Wild Eye is, of course, the group responsible for the Scarborough Castle Acropod, after the residents of Whitby scuppered the plan to locate it on the Abbey Plain, in the shadow of Whitby Abbey.

How many visitors would have their “awareness of climate change” enhanced by this ‘art’ work?

Ryan Gander, creator of this masterpiece, is quoted (in The Guardian) as stating:

“If people want to complain about art then they should complain about the conceptual nature of it, not what it looks like. It’s like if you go past someone’s house and you don’t like the curtains, you don’t knock on the door and tell them to change them.” 

Mr Gander is entitled to his opinion. Whether his lumps of concrete represent value for money at £140k a piece is also a matter of opinion.

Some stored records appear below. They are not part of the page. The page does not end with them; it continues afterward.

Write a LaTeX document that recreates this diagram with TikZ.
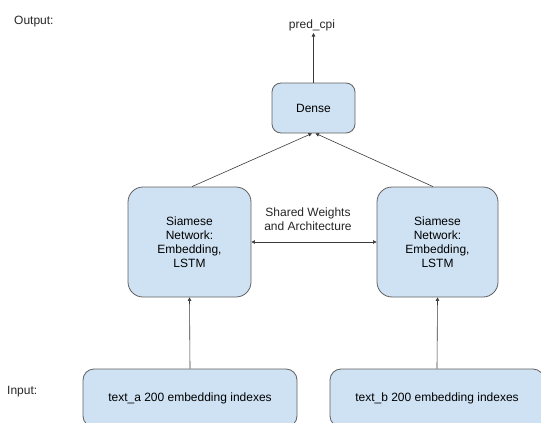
\documentclass[tikz,border=0pt]{standalone}
\usepackage{fontspec}
\setmainfont{Liberation Sans}
\usetikzlibrary{arrows.meta}
\definecolor{boxfill}{HTML}{CFE2F3}
\definecolor{boxline}{HTML}{5F5F5F}
\definecolor{arrowc}{HTML}{3A3A3A}
\begin{document}
\begin{tikzpicture}[x=1pt,y=-1pt,
  font=\fontsize{12}{14}\selectfont,
  blk/.style={draw=boxline,fill=boxfill,line width=0.8pt,align=center,inner sep=0pt},
  lbl/.style={inner sep=0pt,align=center,text=black!85},
  conn/.style={draw=arrowc,line width=0.6pt,-{Triangle[length=3.5pt,width=3.5pt]}},
  conn2/.style={draw=arrowc,line width=0.6pt,{Triangle[length=3.5pt,width=3.5pt]}-{Triangle[length=3.5pt,width=3.5pt]}}]
\useasboundingbox (0,0) rectangle (541,423);
\clip (0,0) rectangle (541,423);
\node[blk,rounded corners=9pt,minimum width=83pt,minimum height=50pt] (dense) at (313.5,108) {Dense};
\node[blk,rounded corners=15pt,minimum width=123pt,minimum height=110pt] (sl) at (189.5,242) {Siamese\\Network:\\Embedding,\\LSTM};
\node[blk,rounded corners=15pt,minimum width=121pt,minimum height=110pt] (sr) at (437.5,242) {Siamese\\Network:\\Embedding,\\LSTM};
\node[blk,rounded corners=11pt,minimum width=214pt,minimum height=58pt] (bl) at (190,398) {text\_a 200 embedding indexes};
\node[blk,rounded corners=11pt,minimum width=214pt,minimum height=58pt] (br) at (437,398) {text\_b 200 embedding indexes};
\node[lbl] (pred) at (312,25) {pred\_cpi};
\coordinate (predtip) at (313.5,33);
\node[lbl,anchor=west] (out) at (14,22) {Output:};
\node[lbl,anchor=west] (inp) at (7,392) {Input:};
\node[lbl] (shared) at (308,219) {Shared Weights\\and Architecture};
\draw[conn] (dense.north) -- (predtip);
\draw[conn] ([xshift=2.5pt]sl.north) -- ([xshift=-1.5pt]dense.south);
\draw[conn] ([xshift=-4.5pt]sr.north) -- ([xshift=2pt]dense.south);
\draw[conn2] (sl.east) -- (sr.west);
\draw[conn] (bl.north) -- (sl.south);
\draw[conn] (br.north) -- (sr.south);
\end{tikzpicture}
\end{document}
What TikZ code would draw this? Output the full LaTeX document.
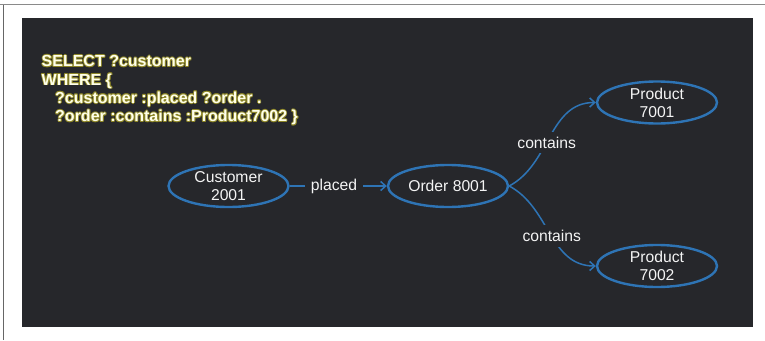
\documentclass[tikz,border=0pt]{standalone}
\usepackage{fontspec}
\setmainfont{Liberation Sans}
\usetikzlibrary{shapes.geometric,arrows.meta}

\definecolor{panel}{HTML}{26272B}
\definecolor{edgeblue}{HTML}{2E74B5}
\definecolor{glowc}{HTML}{8C8526}
\definecolor{cream}{HTML}{FFFFEA}
\definecolor{framegray}{HTML}{8A8A8A}
\definecolor{nodetext}{HTML}{F4F4F4}

% cream text with a thin olive halo behind it
\newcommand\glowline[1]{%
  \makebox[0pt][l]{\color{glowc}%
    \makebox[0pt][l]{\hspace{-0.9pt}#1}%
    \makebox[0pt][l]{\hspace{0.9pt}#1}%
    \makebox[0pt][l]{\raisebox{0.9pt}{#1}}%
    \makebox[0pt][l]{\raisebox{-0.9pt}{#1}}%
    \makebox[0pt][l]{\hspace{0.65pt}\raisebox{0.65pt}{#1}}%
    \makebox[0pt][l]{\hspace{-0.65pt}\raisebox{0.65pt}{#1}}%
    \makebox[0pt][l]{\hspace{0.65pt}\raisebox{-0.65pt}{#1}}%
    \makebox[0pt][l]{\hspace{-0.65pt}\raisebox{-0.65pt}{#1}}}%
  {\color{cream}#1}}

\tikzset{
  sql/.style={anchor=base west, inner sep=0pt,
    font=\fontsize{16}{18}\selectfont\bfseries},
  entity/.style={ellipse, draw=edgeblue, line width=2.4pt,
    minimum width=120pt, minimum height=42pt, inner xsep=0pt, inner ysep=-3pt,
    align=center, text=nodetext, font=\fontsize{15.7}{18}\selectfont},
  edgelbl/.style={fill=panel, text=nodetext, inner xsep=6pt, inner ysep=5pt,
    font=\fontsize{15.7}{18}\selectfont},
  link/.style={draw=edgeblue, line width=1.5pt},
  arrowed/.style={link, -{Straight Barb[length=5pt,width=9pt]}}
}

\begin{document}
\begin{tikzpicture}[x=1pt, y=-1pt]
  \useasboundingbox (0,0) rectangle (765,340);

  % page frame and dark panel
  \draw[framegray, line width=1.6pt] (0,4.5) -- (765,4.5);
  \draw[black!60, line width=1pt] (3.3,4.5) -- (3.3,340);
  \fill[panel] (22,18) rectangle (753,327);

  % query text
  \node[sql] (q1) at (41.5,66.7) {\glowline{SELECT ?customer}};
  \node[sql] (q2) at (41.5,85.0) {\glowline{WHERE \{}};
  \node[sql] (q3) at (55,103.3) {\glowline{?customer :placed ?order .}};
  \node[sql] (q4) at (55,121.7) {\glowline{?order :contains :Product7002 \}}};

  % graph
  \node[entity] (cust) at (228.5,186) {Customer\\2001};
  \node[entity] (order) at (448,186) {Order 8001};
  \node[entity] (p1) at (657,102.5) {Product\\7001};
  \node[entity] (p2) at (657,266) {Product\\7002};

  \node[edgelbl] (placed) at (334,186) {placed};
  \draw[link] (cust.east) -- (placed.west);
  \draw[arrowed] (placed.east) -- (order.west);

  \draw[arrowed] (order.east) to[out=28, in=180]
    node[edgelbl, pos=0.44] (c1) {contains} (p1.west);
  \draw[arrowed] (order.east) to[out=-28, in=180]
    node[edgelbl, pos=0.52] (c2) {contains} (p2.west);
\end{tikzpicture}
\end{document}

Wild Eye is also the group responsible for the three tiled seats located in Whitby, which have been likened, by some, to gentlemen’s urinals.

Wild Eye is the group who are responsible for the plans to provide a seaweed sculpture at Scarborough to recognise an industry that has, in its four year existence, failed to land a single piece of produce from its much publicised offshore seaweed farm. Or so we are led to believe by this Freedom of Information response:

  • https://www.whatdotheyknow.com/request/940223/response/2225346/attach/2/2023%2002%2001%20FOIA202204463%20Aquaculture.pdf?cookie_passthrough=1

Nil. Zilch. A clebration of total failure.

Below is a quote from the Government’s Town Deal Guidance document:

The overarching aim of the Towns Fund is to drive the sustainable economic regeneration of towns to deliver long term economic and productivity growth.

Quite how the ideology of Invisible Dust, or the sculptures of Wild Eye, meet the requirements of the Town Deal Fund I am not sure.

There is growing support in Scarborough for a memorial to recognise the hundreds of lost fishermen who sailed from Scarborough Harbour over the years, many whilst working voluntarily for the war effort.

I suggest there is still time for a re-think by our Town Deal Boards to divert from Wild Eye the funding necessary to fullfil those aspirations, as part of the West Pier Regeneration Plan.